De vez em quando aparece alguma produção que mostra que o
cinema argentino contemporâneo é bem mais que melodramas bem-comportados
estrelados por Ricar do Darin. “Minha amiga do parque” (2015) é uma dessas
obras de exceção. O filme da atriz, roteirista e atriz Ana Katz começa de
maneira beirando o previsível, ao mostrar o cotidiano da protagonista Liz
(Julieta Zylberberg) e seu filho ainda bebê enquanto o marido está viajando a
trabalho. Aos poucos, a narrativa vai ganhando contornos de maior tensão e
mistério, principalmente no momento que entra em cena Rosa (Katz). É como se Liz
ingressasse em um universo à parte, em que as regras de convivência “civilizada”

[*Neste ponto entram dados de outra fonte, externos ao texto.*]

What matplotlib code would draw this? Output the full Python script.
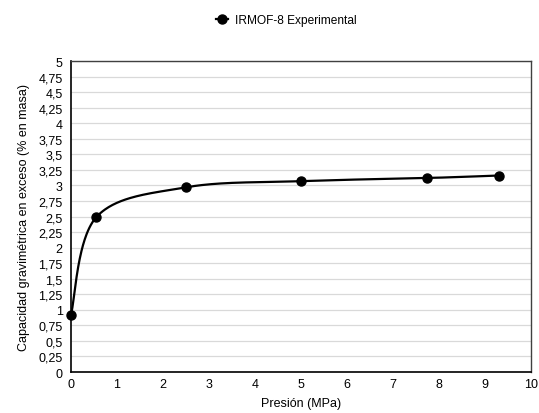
import numpy as np
import matplotlib
matplotlib.use("Agg")
import matplotlib.pyplot as plt
from matplotlib.ticker import FuncFormatter, MultipleLocator

pressure = [0.0, 0.55, 2.5, 5.0, 7.75, 9.3]
capacity = [0.92, 2.49, 2.97, 3.07, 3.12, 3.16]
series_name = "IRMOF-8 Experimental"

plt.rcParams['font.family'] = ['Liberation Sans', 'DejaVu Sans']

fig = plt.figure(figsize=(5.39, 4.14), dpi=100)
ax = fig.add_axes([0.1317, 0.099, 0.8533, 0.751])

xlim = (0, 10)
ylim = (0, 5)

def smooth(xs, ys, n=60):
    # Excel-like Bezier smoothing, computed in normalized axis space
    sx = 1.0 / (xlim[1] - xlim[0]) * 460
    sy = 1.0 / (ylim[1] - ylim[0]) * 311
    P = np.column_stack([np.array(xs) * sx, np.array(ys) * sy])
    out = []
    m = len(P)
    for i in range(m - 1):
        p0 = P[i - 1] if i > 0 else P[i]
        p1 = P[i]
        p2 = P[i + 1]
        p3 = P[i + 2] if i + 2 < m else P[i + 1]
        c1 = p1 + (p2 - p0) / 6.0
        c2 = p2 - (p3 - p1) / 6.0
        t = np.linspace(0, 1, n)[:, None]
        seg = ((1 - t) ** 3) * p1 + 3 * ((1 - t) ** 2) * t * c1 + 3 * (1 - t) * t ** 2 * c2 + t ** 3 * p2
        out.append(seg if i == 0 else seg[1:])
    out = np.vstack(out)
    return out[:, 0] / sx, out[:, 1] / sy

cx, cy = smooth(pressure, capacity)
ax.plot(cx, cy, color='black', lw=1.6, zorder=3, solid_capstyle='round')
ax.plot(pressure, capacity, 'o', color='black', ms=6.5, zorder=4, clip_on=False)
ax.plot([], [], '-o', color='black', lw=1.6, ms=6.5, label=series_name)

ax.set_xlim(*xlim)
ax.set_ylim(*ylim)
ax.xaxis.set_major_locator(MultipleLocator(1))
ax.yaxis.set_major_locator(MultipleLocator(0.25))

def fmt(v, pos):
    s = ('%.2f' % v).rstrip('0').rstrip('.')
    return s.replace('.', ',')

ax.yaxis.set_major_formatter(FuncFormatter(fmt))
ax.xaxis.set_major_formatter(FuncFormatter(fmt))
ax.grid(axis='y', color='#d9d9d9', lw=0.9)
ax.set_axisbelow(True)
ax.tick_params(axis='y', length=0, labelsize=9, pad=6)
ax.tick_params(axis='x', length=0, labelsize=9, pad=4.5)
for side in ['left', 'bottom']:
    ax.spines[side].set_color('black')
    ax.spines[side].set_linewidth(1.2)
for side in ['top', 'right']:
    ax.spines[side].set_color('#404040')
    ax.spines[side].set_linewidth(1.0)

ax.set_xlabel('Presión (MPa)', fontsize=9, labelpad=5)
ax.set_ylabel('Capacidad gravimétrica en exceso (% en masa)', fontsize=9, labelpad=6)

fig.legend(loc='center', bbox_to_anchor=(0.532, 0.95), frameon=False, fontsize=8.6,
           handlelength=1.0, handletextpad=0.6)

fig.savefig('out.png', dpi=100)
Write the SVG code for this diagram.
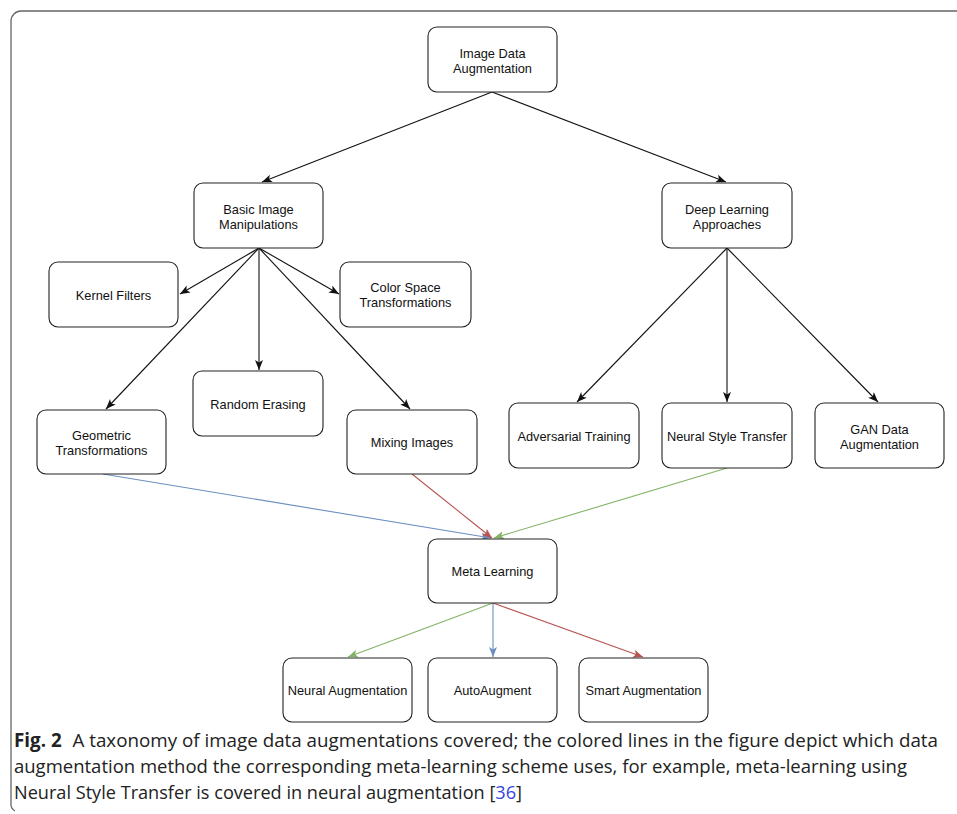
<svg xmlns="http://www.w3.org/2000/svg" width="957" height="814" viewBox="0 0 957 814">
<defs>
<style>
.node rect{fill:#fff;stroke:#222;stroke-width:1.1}
.node text{font-family:"Liberation Sans",Arial,sans-serif;font-size:12.8px;fill:#111;text-anchor:middle}
.c{fill:none;stroke-width:1.1}
.k{stroke:#111}
.b{stroke:#6c8ebf}
.r{stroke:#b85450}
.g{stroke:#82b366}
.cap{font-family:"Open Sans","Noto Sans","Liberation Sans",sans-serif;font-size:19px;fill:#222}
</style>
<marker id="ak" markerWidth="12" markerHeight="10" refX="10" refY="4" orient="auto" markerUnits="userSpaceOnUse"><path d="M0,0 L10,4 L0,8 L2.5,4 Z" fill="#111"/></marker>
<marker id="ab" markerWidth="12" markerHeight="10" refX="10" refY="4" orient="auto" markerUnits="userSpaceOnUse"><path d="M0,0 L10,4 L0,8 L2.5,4 Z" fill="#6c8ebf"/></marker>
<marker id="ar" markerWidth="12" markerHeight="10" refX="10" refY="4" orient="auto" markerUnits="userSpaceOnUse"><path d="M0,0 L10,4 L0,8 L2.5,4 Z" fill="#b85450"/></marker>
<marker id="ag" markerWidth="12" markerHeight="10" refX="10" refY="4" orient="auto" markerUnits="userSpaceOnUse"><path d="M0,0 L10,4 L0,8 L2.5,4 Z" fill="#82b366"/></marker>
</defs>
<rect width="957" height="814" fill="#fff"/>
<path d="M957,11 H21 A10,10 0 0 0 11,21 V803 A8,8 0 0 0 15,811" fill="none" stroke="#666" stroke-width="1.3"/>

<g id="connectors">
<line class="c k" x1="492" y1="92" x2="262" y2="182" marker-end="url(#ak)"/>
<line class="c k" x1="492" y1="92" x2="726" y2="182" marker-end="url(#ak)"/>
<line class="c k" x1="259" y1="248" x2="180" y2="294" marker-end="url(#ak)"/>
<line class="c k" x1="259" y1="248" x2="339" y2="294" marker-end="url(#ak)"/>
<line class="c k" x1="259" y1="248" x2="259" y2="370" marker-end="url(#ak)"/>
<line class="c k" x1="259" y1="248" x2="106" y2="409" marker-end="url(#ak)"/>
<line class="c k" x1="259" y1="248" x2="410" y2="409" marker-end="url(#ak)"/>
<line class="c k" x1="727" y1="248" x2="577" y2="402" marker-end="url(#ak)"/>
<line class="c k" x1="727" y1="248" x2="727" y2="402" marker-end="url(#ak)"/>
<line class="c k" x1="727" y1="248" x2="878" y2="402" marker-end="url(#ak)"/>
<line class="c b" x1="103" y1="474" x2="491" y2="538" marker-end="url(#ab)"/>
<line class="c r" x1="412" y1="474" x2="492" y2="538" marker-end="url(#ar)"/>
<line class="c g" x1="727" y1="468" x2="494" y2="538" marker-end="url(#ag)"/>
<line class="c g" x1="493" y1="603" x2="348" y2="657" marker-end="url(#ag)"/>
<line class="c b" x1="493" y1="603" x2="493" y2="657" marker-end="url(#ab)"/>
<line class="c r" x1="493" y1="603" x2="643" y2="657" marker-end="url(#ar)"/>
</g>

<g id="n-ida" class="node"><rect x="428" y="27" width="129" height="65" rx="9"/><text x="492.5" y="57.5">Image Data</text><text x="492.5" y="72.5">Augmentation</text></g>
<g id="n-basic" class="node"><rect x="194" y="183" width="129" height="65" rx="9"/><text x="258.5" y="213.5">Basic Image</text><text x="258.5" y="228.5">Manipulations</text></g>
<g id="n-deep" class="node"><rect x="662" y="183" width="130" height="65" rx="9"/><text x="727" y="213.5">Deep Learning</text><text x="727" y="228.5">Approaches</text></g>
<g id="n-kernel" class="node"><rect x="49" y="262" width="129" height="65" rx="9"/><text x="113.5" y="299.5">Kernel Filters</text></g>
<g id="n-color" class="node"><rect x="340" y="262" width="131" height="65" rx="9"/><text x="405.5" y="292">Color Space</text><text x="405.5" y="307">Transformations</text></g>
<g id="n-erasing" class="node"><rect x="193" y="371" width="130" height="65" rx="9"/><text x="258" y="408.5">Random Erasing</text></g>
<g id="n-geo" class="node"><rect x="37" y="410" width="129" height="64" rx="9"/><text x="101.5" y="439.5">Geometric</text><text x="101.5" y="454.5">Transformations</text></g>
<g id="n-mixing" class="node"><rect x="347" y="410" width="130" height="64" rx="9"/><text x="412" y="447">Mixing Images</text></g>
<g id="n-adv" class="node"><rect x="509" y="403" width="130" height="65" rx="9"/><text x="574" y="440.5">Adversarial Training</text></g>
<g id="n-nst" class="node"><rect x="662" y="403" width="130" height="65" rx="9"/><text x="727" y="440.5">Neural Style Transfer</text></g>
<g id="n-gan" class="node"><rect x="815" y="403" width="129" height="65" rx="9"/><text x="879.5" y="433.5">GAN Data</text><text x="879.5" y="448.5">Augmentation</text></g>
<g id="n-meta" class="node"><rect x="428" y="539" width="129" height="64" rx="9"/><text x="492.5" y="576">Meta Learning</text></g>
<g id="n-neuralaug" class="node"><rect x="283" y="658" width="129" height="64" rx="9"/><text x="347.5" y="695">Neural Augmentation</text></g>
<g id="n-auto" class="node"><rect x="428" y="658" width="129" height="64" rx="9"/><text x="492.5" y="695">AutoAugment</text></g>
<g id="n-smart" class="node"><rect x="579" y="658" width="129" height="64" rx="9"/><text x="643.5" y="695">Smart Augmentation</text></g>

<g id="caption" class="cap">
<text x="14" y="747" textLength="924" lengthAdjust="spacingAndGlyphs"><tspan font-weight="bold">Fig. 2</tspan><tspan dx="6"> A taxonomy of image data augmentations covered; the colored lines in the figure depict which data</tspan></text>
<text x="14" y="773" textLength="893" lengthAdjust="spacingAndGlyphs">augmentation method the corresponding meta-learning scheme uses, for example, meta-learning using</text>
<text x="14" y="799" textLength="508" lengthAdjust="spacingAndGlyphs">Neural Style Transfer is covered in neural augmentation [<tspan fill="#3344dd">36</tspan>]</text>
</g>
</svg>
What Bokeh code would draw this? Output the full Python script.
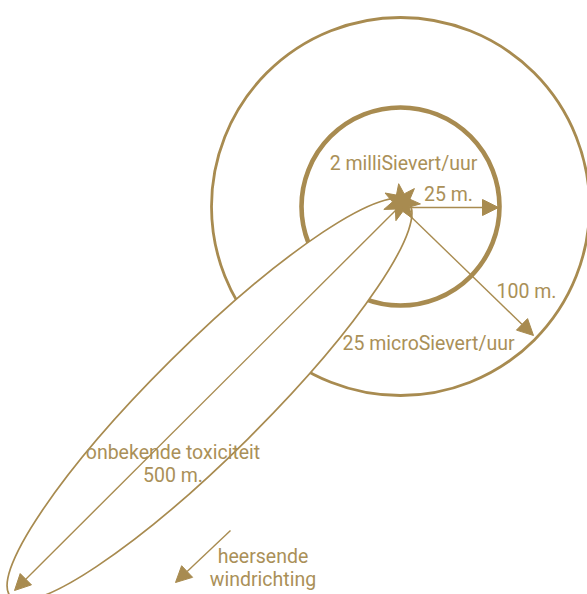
import numpy as np
from bokeh.plotting import figure
from bokeh.models import Range1d, Arrow, NormalHead
from bokeh.core.properties import value
from bokeh.embed import file_html
from bokeh.resources import INLINE

GOLD = "#a88b50"
TEXT_GOLD = "#aa9058"

# zones (pixel-scaled diagram units, y up)
zone_center = (400, 388)
zone_radii = [189, 99]          # 25 microSievert/uur, 2 milliSievert/uur
zone_widths = [2.8, 4.6]

# plume ellipse (onbekende toxiciteit)
plume_x, plume_y = 209, 195
plume_len, plume_wid = 560, 110
plume_angle_deg = 44.8

# arrows: (x_start, y_start, x_end, y_end)
arrow_starts_x = [400, 402, 404, 230]
arrow_starts_y = [389, 387, 384, 64]
arrow_ends_x = [14, 498, 533, 175]
arrow_ends_y = [4, 387, 259, 12]

# source star
star_x, star_y = 401, 392
star_points, star_r_out, star_r_in = 7, 19, 9

# labels
labels = ["2 milliSievert/uur", "25 m.", "100 m.", "25 microSievert/uur",
          "onbekende toxiciteit", "500 m.", "heersende", "windrichting"]
label_x = [403, 448, 526, 428, 172.5, 172.5, 262.5, 262.5]
label_y = [431, 400, 303, 251, 142, 119, 38, 15]

W, H = 587, 594
p = figure(width=W, height=H, output_backend="svg", toolbar_location=None,
           x_range=Range1d(0, W), y_range=Range1d(0, H),
           min_border=0, x_axis_location=None, y_axis_location=None)
p.grid.visible = False
p.outline_line_color = None
p.background_fill_color = "white"

for r, lw in zip(zone_radii, zone_widths):
    p.circle(x=[zone_center[0]], y=[zone_center[1]], radius=r,
             fill_color=None, line_color=GOLD, line_width=lw)

p.ellipse(x=[plume_x], y=[plume_y], width=plume_len, height=plume_wid,
          angle=np.deg2rad(plume_angle_deg), fill_color="white",
          line_color=GOLD, line_width=1.7)

for xs, ys, xe, ye in zip(arrow_starts_x, arrow_starts_y, arrow_ends_x, arrow_ends_y):
    p.add_layout(Arrow(x_start=xs, y_start=ys, x_end=xe, y_end=ye,
                       line_color=GOLD, line_width=1.4,
                       end=NormalHead(size=16, fill_color=GOLD, line_color=GOLD, line_width=1)))

t = np.linspace(0, 2 * np.pi, 2 * star_points, endpoint=False) + np.pi / 2 + 0.15
rr = np.where(np.arange(2 * star_points) % 2 == 0, star_r_out, star_r_in)
p.patch(star_x + rr * np.cos(t), star_y + rr * np.sin(t),
        fill_color=GOLD, line_color=GOLD)

p.text(x=label_x, y=label_y, text=labels, text_align="center",
       text_baseline="alphabetic", text_color=TEXT_GOLD,
       text_font=value("Roboto"), text_font_size="19.5px")

open("out.html", "w").write(file_html(p, INLINE))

tipicamente pequeno-burguesas se dissolvessem de forma sutil e perversa. Por
mais que os modos e atitudes atribulados de Rosa perturbem Liz, há uma
perturbadora atração dessa última por essa vida instável e mais desafiadora dos
padrões vigentes. A encenação proposta por Katz para essa intimista saga
existencial evita o óbvio e o maniqueísta, valorizando pequenos gestos e
silêncios expressivos entre as personagens. A forte densidade dramática e a
discreta ironia da trama também são valorizadas pela crueza imagética da
direção de fotografia, pelo intenso ritmo narrativo e pelas viscerais
interpretações de Katz e Zylberberg.